Des effets variés pouvant affecter l’état de santé ou la survie des poissons
Les expositions ont été réalisées sur un temps long, à des concentrations comparables à celles mesurées en milieu naturel. Il n’a pas été observé d’augmentation de la mortalité directement due à l’exposition au principe actif (glyphosate) ou aux deux produits testés en contenant, ni d’effet négatif sur la reproduction. En revanche, le comportement et plusieurs paramètres biologiques des poissons exposés ont été modifiés.
Il a notamment été mis en évidence une réduction des capacités de réaction à des changements de luminosité chez les larves issues de parents et/ou de grands-parents exposés au glyphosate pur ou aux herbicides. Ceci pourrait se traduire dans la nature par une réactivité moins importante pour échapper aux prédateurs.
Une autre expérimentation a montré une diminution de la diversité des micro-organismes présents sur les branchies des poissons suite à l’exposition au glyphosate pur et aux herbicides. Or il s’agit d’un organe clé pour les échanges avec le milieu extérieur et le maintien des animaux en bon état de santé.
Des conséquences sur la descendance des poissons exposés et des effets qui diffèrent entre le glyphosate pur et les herbicides
Ces recherches montrent par ailleurs que les effets les plus importants ne surviennent pas chez la première génération de poissons exposés, mais majoritairement chez les poissons descendants de parents et/ou de grands-parents exposés. De plus, des différences d’effets entre la substance active seule et les produits commerciaux, plus complexes, sont observées.
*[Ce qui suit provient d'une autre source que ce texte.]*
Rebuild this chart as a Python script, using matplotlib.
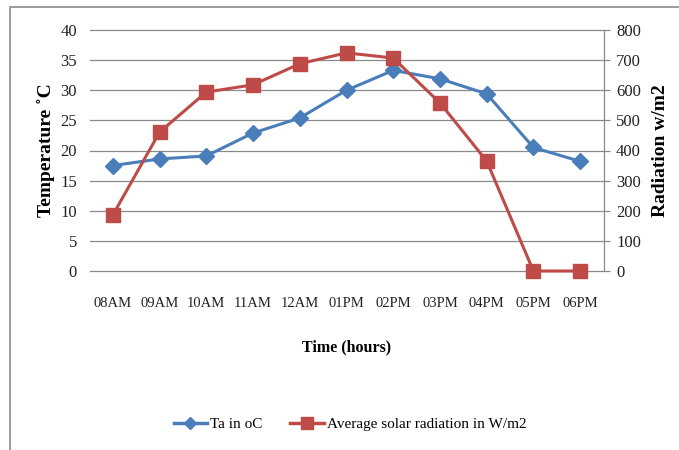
import matplotlib
matplotlib.use("Agg")
import matplotlib.pyplot as plt
from matplotlib.lines import Line2D
from matplotlib.patches import Rectangle

hours = ["08AM", "09AM", "10AM", "11AM", "12AM", "01PM", "02PM", "03PM", "04PM", "05PM", "06PM"]
temperature = [17.5, 18.6, 19.1, 22.9, 25.4, 30.0, 33.3, 31.9, 29.4, 20.5, 18.2]
radiation = [186, 461, 594, 618, 688, 724, 707, 558, 365, 0, 0]
temp_ticks = [0, 5, 10, 15, 20, 25, 30, 35, 40]
rad_ticks = [0, 100, 200, 300, 400, 500, 600, 700, 800]

plt.rcParams['font.family'] = ['Liberation Serif', 'DejaVu Serif']

W, H = 679, 450
fig = plt.figure(figsize=(W / 100, H / 100), dpi=100)

# outer frame
fig.add_artist(Rectangle((10 / W, -0.1), 1.2, (H - 7) / H + 0.1, transform=fig.transFigure,
                         fill=False, edgecolor='#8c8c8c', linewidth=1.2))

ax = fig.add_axes([89.5 / W, 179 / H, (603.5 - 89.5) / W, 241 / H])
ax2 = ax.twinx()

blue = '#4A7EBB'
red = '#BE4B48'
grid = '#8a8a8a'

x = list(range(len(hours)))
ax.plot(x, temperature, color=blue, lw=2.2, marker='D', ms=8, zorder=3, clip_on=False)
ax2.plot(x, radiation, color=red, lw=2.2, marker='s', ms=10, zorder=3, clip_on=False)

ax.set_xlim(-0.5, len(hours) - 0.5)
ax.set_ylim(0, 40)
ax2.set_ylim(0, 800)
ax.set_yticks(temp_ticks)
ax2.set_yticks(rad_ticks)
ax.set_xticks(x)
ax.set_xticklabels(hours)

ax.grid(axis='y', color=grid, lw=0.9)
for gl in ax.get_ygridlines():
    gl.set_clip_on(False)
ax.set_axisbelow(True)
for s in ['top', 'bottom', 'left', 'right']:
    ax.spines[s].set_visible(False)
for s in ['top', 'bottom', 'left']:
    ax2.spines[s].set_visible(False)
ax2.spines['right'].set_color(grid)
ax2.spines['right'].set_linewidth(0.9)

ax.tick_params(axis='y', length=0, pad=9, labelsize=12, colors='#222222')
ax.tick_params(axis='x', length=0, pad=19, labelsize=10.5, colors='#222222')
ax2.tick_params(axis='y', length=4, width=0.9, color=grid, pad=5, labelsize=12, labelcolor='#222222')

ax.set_ylabel('Temperature ˚C', fontsize=14, fontweight='bold', labelpad=4)
ax2.set_ylabel('Radiation w/m2', fontsize=14, fontweight='bold', labelpad=8)
ax.set_xlabel('Time (hours)', fontsize=11.5, fontweight='bold', labelpad=21)

handles = [Line2D([0], [0], color=blue, lw=2.5, marker='D', ms=6),
           Line2D([0], [0], color=red, lw=2.5, marker='s', ms=8)]
fig.legend(handles, ['Ta in oC', 'Average solar radiation in W/m2'], loc='center',
           bbox_to_anchor=(350 / W, 1 - 424 / H), ncol=2, frameon=False,
           fontsize=11, handlelength=2.2, handletextpad=0.2, columnspacing=1.8)

fig.savefig('out.png', dpi=100)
Selon les conditions des différentes expérimentations réalisées, on constate que la formulation du produit augmente ou réduit l’effet du glyphosate, voire provoque un effet non observé chez les truites exposées à la substance active pure.
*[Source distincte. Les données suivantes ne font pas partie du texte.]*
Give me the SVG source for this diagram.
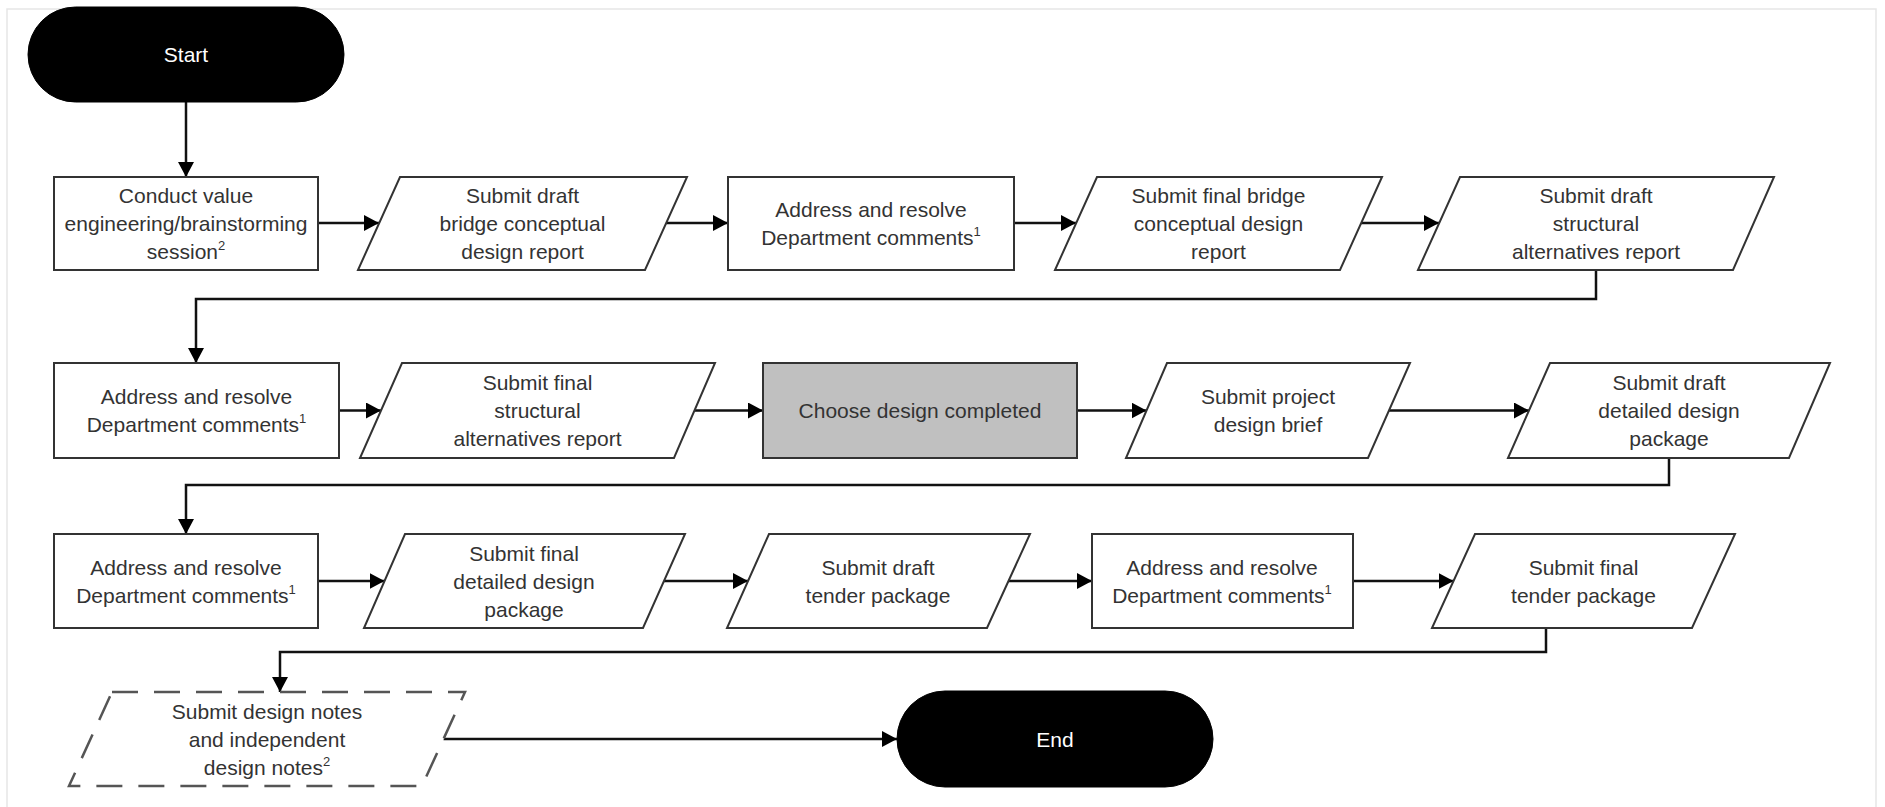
<svg xmlns="http://www.w3.org/2000/svg" width="1885" height="807" viewBox="0 0 1885 807">
<style>
.bg{fill:#fff}
.frame{fill:none;stroke:#e6e6e6;stroke-width:1.5}
.box{fill:#fff;stroke:#333;stroke-width:2}
.gray{fill:#c0c0c0;stroke:#333;stroke-width:2}
.dash{fill:#fff;stroke:#555;stroke-width:2.5;stroke-dasharray:26 16}
.pill{fill:#000;stroke:#000;stroke-width:1}
.t{font-family:"Liberation Sans",Arial,sans-serif;font-size:21px;fill:#333;text-anchor:middle}
.w{fill:#fff}
.sup{font-size:13px}
.c{fill:none;stroke:#111;stroke-width:2.5}
</style>
<defs>
<marker id="arr" markerUnits="userSpaceOnUse" markerWidth="16" markerHeight="16" refX="15" refY="8" orient="auto">
<path d="M0,0 L15,8 L0,16 z" fill="#000"/>
</marker>
</defs>
<rect class="bg" x="0" y="0" width="1885" height="807"/>
<rect class="frame" x="7" y="9" width="1869" height="830"/>

<g id="connectors">
<path class="c" d="M186,102 V177" marker-end="url(#arr)"/>
<path class="c" d="M318,223 H379" marker-end="url(#arr)"/>
<path class="c" d="M666,223 H728" marker-end="url(#arr)"/>
<path class="c" d="M1014,223 H1076" marker-end="url(#arr)"/>
<path class="c" d="M1361,223 H1439" marker-end="url(#arr)"/>
<path class="c" d="M1596,270 V299 H196 V363" marker-end="url(#arr)"/>
<path class="c" d="M339,410.5 H381" marker-end="url(#arr)"/>
<path class="c" d="M694.5,410.5 H763" marker-end="url(#arr)"/>
<path class="c" d="M1077,410.5 H1146.5" marker-end="url(#arr)"/>
<path class="c" d="M1389,410.5 H1529" marker-end="url(#arr)"/>
<path class="c" d="M1669,458 V485 H186 V534" marker-end="url(#arr)"/>
<path class="c" d="M318,581 H384.5" marker-end="url(#arr)"/>
<path class="c" d="M664,581 H748" marker-end="url(#arr)"/>
<path class="c" d="M1008.5,581 H1092" marker-end="url(#arr)"/>
<path class="c" d="M1353,581 H1453.5" marker-end="url(#arr)"/>
<path class="c" d="M1546,628 V652 H280 V692" marker-end="url(#arr)"/>
<path class="c" d="M443.5,739 H897" marker-end="url(#arr)"/>
</g>

<g id="start">
<rect class="pill" x="28" y="7" width="316" height="95" rx="47.5"/>
<text class="t w" x="186" y="62">Start</text>
</g>

<g id="n1">
<rect class="box" x="54" y="177" width="264" height="93"/>
<text class="t" x="186" y="202.5">Conduct value</text>
<text class="t" x="186" y="230.5">engineering/brainstorming</text>
<text class="t" x="186" y="258.5">session<tspan class="sup" dy="-9">2</tspan></text>
</g>

<g id="n2">
<polygon class="box" points="400,177 687,177 645,270 358,270"/>
<text class="t" x="522.5" y="202.5">Submit draft</text>
<text class="t" x="522.5" y="230.5">bridge conceptual</text>
<text class="t" x="522.5" y="258.5">design report</text>
</g>

<g id="n3">
<rect class="box" x="728" y="177" width="286" height="93"/>
<text class="t" x="871" y="216.5">Address and resolve</text>
<text class="t" x="871" y="244.5">Department comments<tspan class="sup" dy="-9">1</tspan></text>
</g>

<g id="n4">
<polygon class="box" points="1097,177 1382,177 1340,270 1055,270"/>
<text class="t" x="1218.5" y="202.5">Submit final bridge</text>
<text class="t" x="1218.5" y="230.5">conceptual design</text>
<text class="t" x="1218.5" y="258.5">report</text>
</g>

<g id="n5">
<polygon class="box" points="1460,177 1774,177 1733,270 1418,270"/>
<text class="t" x="1596" y="202.5">Submit draft</text>
<text class="t" x="1596" y="230.5">structural</text>
<text class="t" x="1596" y="258.5">alternatives report</text>
</g>

<g id="n6">
<rect class="box" x="54" y="363" width="285" height="95"/>
<text class="t" x="196.5" y="404">Address and resolve</text>
<text class="t" x="196.5" y="432">Department comments<tspan class="sup" dy="-9">1</tspan></text>
</g>

<g id="n7">
<polygon class="box" points="402,363 715,363 674,458 360,458"/>
<text class="t" x="537.5" y="390">Submit final</text>
<text class="t" x="537.5" y="418">structural</text>
<text class="t" x="537.5" y="446">alternatives report</text>
</g>

<g id="n8">
<rect class="gray" x="763" y="363" width="314" height="95"/>
<text class="t" x="920" y="418">Choose design completed</text>
</g>

<g id="n9">
<polygon class="box" points="1167,363 1410,363 1368,458 1126,458"/>
<text class="t" x="1268" y="404">Submit project</text>
<text class="t" x="1268" y="432">design brief</text>
</g>

<g id="n10">
<polygon class="box" points="1550,363 1830,363 1789,458 1508,458"/>
<text class="t" x="1669" y="390">Submit draft</text>
<text class="t" x="1669" y="418">detailed design</text>
<text class="t" x="1669" y="446">package</text>
</g>

<g id="n11">
<rect class="box" x="54" y="534" width="264" height="94"/>
<text class="t" x="186" y="574.5">Address and resolve</text>
<text class="t" x="186" y="602.5">Department comments<tspan class="sup" dy="-9">1</tspan></text>
</g>

<g id="n12">
<polygon class="box" points="405,534 685,534 643,628 364,628"/>
<text class="t" x="524" y="560.5">Submit final</text>
<text class="t" x="524" y="588.5">detailed design</text>
<text class="t" x="524" y="616.5">package</text>
</g>

<g id="n13">
<polygon class="box" points="769,534 1030,534 987,628 727,628"/>
<text class="t" x="878" y="574.5">Submit draft</text>
<text class="t" x="878" y="602.5">tender package</text>
</g>

<g id="n14">
<rect class="box" x="1092" y="534" width="261" height="94"/>
<text class="t" x="1222" y="574.5">Address and resolve</text>
<text class="t" x="1222" y="602.5">Department comments<tspan class="sup" dy="-9">1</tspan></text>
</g>

<g id="n15">
<polygon class="box" points="1475,534 1735,534 1692,628 1432,628"/>
<text class="t" x="1583.5" y="574.5">Submit final</text>
<text class="t" x="1583.5" y="602.5">tender package</text>
</g>

<g id="n16">
<polygon class="dash" points="112,692 465,692 422,786 69,786"/>
<text class="t" x="267" y="718.5">Submit design notes</text>
<text class="t" x="267" y="746.5">and independent</text>
<text class="t" x="267" y="774.5">design notes<tspan class="sup" dy="-9">2</tspan></text>
</g>

<g id="end">
<rect class="pill" x="897" y="691" width="316" height="96" rx="48"/>
<text class="t w" x="1055" y="746.5">End</text>
</g>
</svg>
Par exemple, si aucune modification de survie à une infection virale expérimentale n’a été observée chez la première génération de poissons, la mortalité due à l’infection virale chez les truites dont les parents ont été exposés aux herbicides a été modifiée, à la hausse ou à la baisse suivant le produit testé, par rapport au groupe témoin. Elle n’a en revanche pas été affectée chez les poissons exposés au glyphosate pur ni chez leurs descendants.
Des impacts ont également été observés sur l’expression d‘enzymes impliquées dans le métabolisme énergétique, la quantité et/ou l’efficacité de certaines cellules immunitaires ou encore des perturbations du développement (malformations), notamment chez les stades larvaires.
Des interrogations sur les mécanismes à l’origine de ces effets
Des études supplémentaires sont nécessaires pour tenter de comprendre les mécanismes à l’origine de ces observations, et notamment comment l’effet de la toxicité se transmet d’une génération à l’autre. « Les deux produits commerciaux testés ont été retirés du marché en 2018 et 2019. Cette décision est indépendante des résultats de nos études. On peut néanmoins imaginer qu’il pourrait y avoir des effets comparables pour d’autres produits à base de glyphosate ou d’autres substances actives encore sur le marché. Il nous semble particulièrement pertinent de continuer à travailler sur des expositions longues à des doses environnementales, en menant des études sur plusieurs générations », conclut Thierry Morin, chef de l’unité VIMEP.
Une meilleure connaissance des mécanismes toxicologiques à l’origine de ces observations permettrait d’envisager la prise en compte de ces effets dans l’évaluation des substances actives ou des produits, préalablement à leur autorisation.